One way to proceed is to show two points:
- If the Gaussian of Laplacian of $f$ (denoted $\text{LoG}(f)$) has two zeros, the Laplacian of $f$ $\Delta f$ has two zeros. (This point is already proved)
- If the $\text{DoG}$ function has two zeros, $\text{LoG}(f)$ must have two zeros. (This has to be proved). If one manage to prove the second point, the result follows by contradiction (single 0 of $\Delta f$).

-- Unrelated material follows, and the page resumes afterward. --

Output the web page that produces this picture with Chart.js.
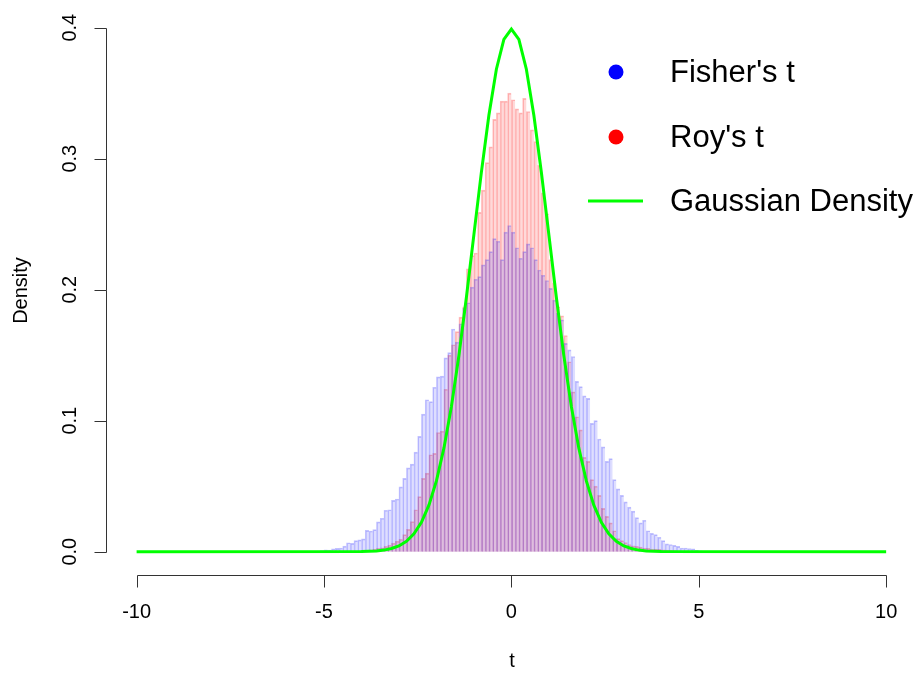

We will adapt the method well described by @fedja in this post. The second important result is the property of the $\text{LoG}$ (can be found here). Let $\sigma_1, \sigma_2>0$ two real numbers, we denote $I_f(x;\sigma) $ the gaussian convolution of $f$. We have the following relation:
$$ \partial_\sigma I_f(x, \sigma) = \sigma \text{LoG}(x, \sigma). $$
From the mean value theorem, it exists $\sigma\in(\sigma_1,\sigma_2)$ such that:
$$\text{DoG} (x;\sigma_1,\sigma_2)=(\sigma_1-\sigma_2)\sigma\text{LoG}(x;\sigma)$$
The Laplacian of Gaussian is:
$$\text{LoG}_f(x;\sigma) := \frac{1}{\sigma\sqrt{2\pi}}\int_\mathbb{R} f''(s)e^{-\frac{(x-s)^2}{2\sigma^2}}ds.$$
We define $\mathscr{C}^+$ and $\mathscr{C}^-$ as:
\begin{cases} \displaystyle \mathscr{C}^+(x) := \frac{1}{\sqrt{2\pi}} \int_0^\infty f''(s)e^{-\frac{(x-s)^2}{2\sigma^2}}ds,\\ \displaystyle \mathscr{C}^-(x) := -\frac{1}{\sqrt{2\pi}} \int_{-\infty}^0f''(s)e^{-\frac{(x-s)^2}{2\sigma^2}}ds.\\ \end{cases}
We can rewrite the RHS as:
$$\text{DoG}_f(x;\sigma_1, \sigma_2) = \mathscr{C}^+(x) - \mathscr{C}^-(x)$$
with $\mathscr{C}^+(x), \mathscr{C}^-(x) >0$. By taking the derivatives:
$$\partial_x\mathscr{C}^+(x) = \frac{1}{\sqrt{2\pi}} \int_0^\infty\frac{s-x}{\sigma^2}f''(s)e^{-\frac{(x-s)^2}{2\sigma^2}}ds >-x\frac{1}{\sigma^2\sqrt{2\pi}} \int_0^\infty f''(s)e^{-\frac{(x-s)^2}{2\sigma^2}}ds$$
and by definition: $$\partial_x\mathscr{C}^+(x)>-\frac{x}{\sigma^2}\mathscr{C}^+(x).$$
The other derivative:
$$\partial_x\mathscr{C}^-(x) = \frac{1}{\sqrt{2\pi}} \int_{-\infty}^0 \frac{(s-x)}{\sigma^2} (-f''(s))e^{-\frac{(x-s)^2}{2\sigma^2}}ds<-x\frac{1}{\sigma^2\sqrt{2\pi}} \int_{-\infty}^0(-f''(s))e^{-\frac{(x-s)^2}{2\sigma^2}}ds$$
and by definition: $$\partial_x\mathscr{C}^-(x)<-\frac{x}{\sigma^2}\mathscr{C}^-(x).$$
It follows from the two inequalities:
$$\frac{\partial_x\mathscr{C}^+(x)}{\mathscr{C}^+(x)}>\frac{\partial_x\mathscr{C}^-(x)}{\mathscr{C}^-(x)}$$
and therefore:
$$\frac{\partial_x\mathscr{C}^+(x)}{\mathscr{C}^+(x)}-\frac{\partial_x\mathscr{C}^-(x)}{\mathscr{C}^-(x)}>0.$$
The very same computation can be done for $x<0$, thus we finaly recognize the $\log$-derivative and then:
$$\forall x \in \mathbb{R},~ \partial_x\left[\log\left(\frac{\mathscr{C}^+(x)}{\mathscr{C}^-(x)}\right)\right]>0.$$
Hence the ratio can only cross 1 one time. We conclude that $\text{DoG}$ has only one root.